Concessions are a normal part of bargaining.

Popularity
Usefulness
Aliases
Concession-readiness principle
Domains
Negotiation, conflict resolution, sales, management

Definition

  • Otis's Law is not a standard English negotiation law. In secondary management sources, the label is used for the advice that every serious negotiation requires planned concessions rather than rigid insistence on every point.

Core Idea

  • Concessions are a normal part of bargaining.
  • Give deliberately, not emotionally or blindly.
  • Treat the label as an informal teaching slogan, not as a settled law.

How It Works

  • Parties evaluate interests, tradeoffs, and leverage.
  • Outcomes improve when goals, limits, and concessions are handled deliberately.
  • The slogan highlights one rule of thumb, not the whole negotiation method.

Usage Example

  • A negotiator enters with a prepared concession plan instead of improvising under pressure.

Famous Example

  • Example: No canonical, independently verified example was located for Otis's Law as a mainstream named law.
  • Why it fits this rule: The label appears mainly in secondary management compilations rather than broad English reference works.
  • Verification status: Low confidence as a named law; only the underlying idea is moderately interpretable.

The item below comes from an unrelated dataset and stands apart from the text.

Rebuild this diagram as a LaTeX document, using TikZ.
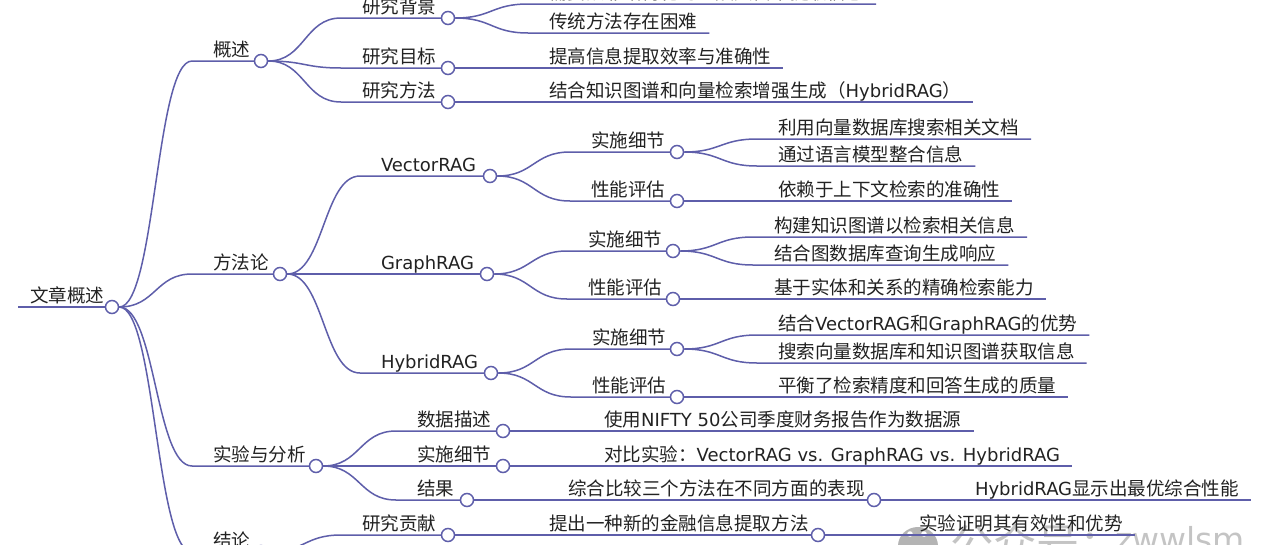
\documentclass[tikz,border=0pt]{standalone}
\usepackage{fontspec}
\setmainfont{DejaVu Sans}
\newfontfamily\cjkf{Noto Sans CJK SC}[Scale=1.03]
\usetikzlibrary{calc}
\definecolor{lc}{HTML}{5E5EAA}
\definecolor{txt}{HTML}{222222}
\definecolor{wm}{HTML}{C4C4C4}
\definecolor{wmi}{HTML}{B4B4B4}
\newcommand\C[1]{{\cjkf #1}}
\tikzset{
  link/.style={draw=lc, line width=1.5pt},
  dot/.style={circle, draw=lc, fill=white, line width=1.5pt, minimum size=13pt, inner sep=0pt},
  lab/.style={anchor=base west, inner sep=0pt, outer sep=0pt, text=txt, font=\fontsize{18}{22}\selectfont},
  wmark/.style={anchor=base west, inner sep=0pt, outer sep=0pt, text=wm},
}
% #1 name, #2 parent, #3 start x, #4 y, #5 text x, #6 circle x, #7 text
\newcommand\mmbranch[7]{%
  \coordinate (#1s) at (#3,#4);
  \coordinate (#1c) at (#6,#4);
  \coordinate (#1m) at ($(#2.east)!0.5!(#1s)$);
  \node[lab] (#1t) at (#5,#4-5) {#7};
  \draw[link] (#2.east) .. controls (#1m |- #2.east) and (#1m |- #1s) .. (#1s) -- (#1c);
  \node[dot] (#1) at (#1c) {};
}
% #1 name, #2 parent, #3 start x, #4 y, #5 text x, #6 text
\newcommand\mmleaf[6]{%
  \coordinate (#1s) at (#3,#4);
  \coordinate (#1m) at ($(#2.east)!0.5!(#1s)$);
  \node[lab] (#1t) at (#5,#4-5) {#6};
  \coordinate (#1e) at ($(#1t.base east)+(12,5)$);
  \draw[link] (#2.east) .. controls (#1m |- #2.east) and (#1m |- #1s) .. (#1s) -- (#1e);
}
\begin{document}
\begin{tikzpicture}[x=1pt, y=-1pt]
\useasboundingbox (0,0) rectangle (1280,544);
\fill[white] (0,0) rectangle (1280,544);
% watermark
\fill[wmi] (918,546) ellipse [x radius=20pt, y radius=19pt];
\fill[white] (910,534) circle [radius=2.8pt];
\fill[white] (924,534) circle [radius=2.8pt];
\node[wmark, font=\fontsize{42}{48}\selectfont\cjkf] (wma) at (950,560) {公众号：};
\node[wmark, font=\fontsize{33}{38}\selectfont] (wmb) at (1115,551) {zwwlsm};
% root
\coordinate (roots) at (18,307);
\coordinate (rootc) at (112,307);
\node[lab] (roott) at (30,302) {\C{文章概述}};
\draw[link] (roots) -- (rootc);
\node[dot] (root) at (rootc) {};
% level 1
\mmbranch{gs}{root}{192}{61}{213}{261}{\C{概述}}
\mmbranch{ff}{root}{192}{274}{213}{280}{\C{方法论}}
\mmbranch{sy}{root}{192}{466}{213}{316}{\C{实验与分析}}
\mmbranch{jl}{root}{192}{552}{213}{261}{\C{结论}}
% 概述
\mmbranch{bj}{gs}{341}{18}{362}{448}{\C{研究背景}}
\mmbranch{mb}{gs}{341}{68}{362}{448}{\C{研究目标}}
\mmbranch{ffa}{gs}{341}{102}{362}{448}{\C{研究方法}}
\mmleaf{bja}{bj}{528}{4}{549}{\C{需要从非结构化的金融文档中提取信息}}
\mmleaf{bjb}{bj}{528}{33}{549}{\C{传统方法存在困难}}
\mmleaf{mba}{mb}{528}{68}{549}{\C{提高信息提取效率与准确性}}
\mmleaf{ffaa}{ffa}{528}{102}{549}{\C{结合知识图谱和向量检索增强生成（}HybridRAG\C{）}}
% 方法论
\mmbranch{vr}{ff}{360}{176}{381}{490}{VectorRAG}
\mmbranch{gr}{ff}{360}{274}{381}{487}{GraphRAG}
\mmbranch{hr}{ff}{360}{373}{381}{491}{HybridRAG}
\mmbranch{vra}{vr}{570}{152}{591}{677}{\C{实施细节}}
\mmbranch{vrb}{vr}{570}{201}{591}{677}{\C{性能评估}}
\mmleaf{vraa}{vra}{757}{139}{778}{\C{利用向量数据库搜索相关文档}}
\mmleaf{vrab}{vra}{757}{166}{778}{\C{通过语言模型整合信息}}
\mmleaf{vrba}{vrb}{757}{201}{778}{\C{依赖于上下文检索的准确性}}
\mmbranch{gra}{gr}{567}{251}{588}{673}{\C{实施细节}}
\mmbranch{grb}{gr}{567}{299}{588}{673}{\C{性能评估}}
\mmleaf{graa}{gra}{753}{237}{774}{\C{构建知识图谱以检索相关信息}}
\mmleaf{grab}{gra}{753}{265}{774}{\C{结合图数据库查询生成响应}}
\mmleaf{grba}{grb}{753}{299}{774}{\C{基于实体和关系的精确检索能力}}
\mmbranch{hra}{hr}{571}{349}{592}{677}{\C{实施细节}}
\mmbranch{hrb}{hr}{571}{397}{592}{677}{\C{性能评估}}
\mmleaf{hraa}{hra}{757}{335}{778}{\C{结合}VectorRAG\C{和}GraphRAG\C{的优势}}
\mmleaf{hrab}{hra}{757}{363}{778}{\C{搜索向量数据库和知识图谱获取信息}}
\mmleaf{hrba}{hrb}{757}{397}{778}{\C{平衡了检索精度和回答生成的质量}}
% 实验与分析
\mmbranch{sja}{sy}{396}{431}{417}{503}{\C{数据描述}}
\mmbranch{sjb}{sy}{396}{466}{417}{503}{\C{实施细节}}
\mmbranch{sjc}{sy}{396}{500}{417}{467}{\C{结果}}
\mmleaf{sjaa}{sja}{583}{431}{604}{\C{使用}NIFTY 50\C{公司季度财务报告作为数据源}}
\mmleaf{sjba}{sjb}{583}{466}{604}{\C{对比实验：}VectorRAG vs. GraphRAG vs. HybridRAG}
\mmbranch{sjca}{sjc}{547}{500}{568}{874}{\C{综合比较三个方法在不同方面的表现}}
\mmleaf{sjcaa}{sjca}{954}{500}{975}{HybridRAG\C{显示出最优综合性能}}
% 结论
\mmbranch{gx}{jl}{341}{535}{362}{448}{\C{研究贡献}}
\mmbranch{gxa}{gx}{528}{535}{549}{818}{\C{提出一种新的金融信息提取方法}}
\mmleaf{gxaa}{gxa}{898}{535}{919}{\C{实验证明其有效性和优势}}
\end{tikzpicture}
\end{document}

Use Cases / Situations Where It Applies

  • Negotiation preparation.
  • Mutual-gain bargaining.
  • Choosing concession strategy.

When Not to Use or Common Misuse

  • Do not give concessions blindly.
  • Do not confuse a slogan with a complete negotiation method.
  • Do not ignore power, alternatives, or incentives.

Rule Invention / Origin

  • Invented by: No reliable primary attribution found.
  • Year of invention: Unclear.
  • Country / context of origin: Appears mainly in secondary Chinese-language management compilations.

Evidence / Research Basis

  • No primary or high-quality secondary source confirming this as a standard English named rule was found.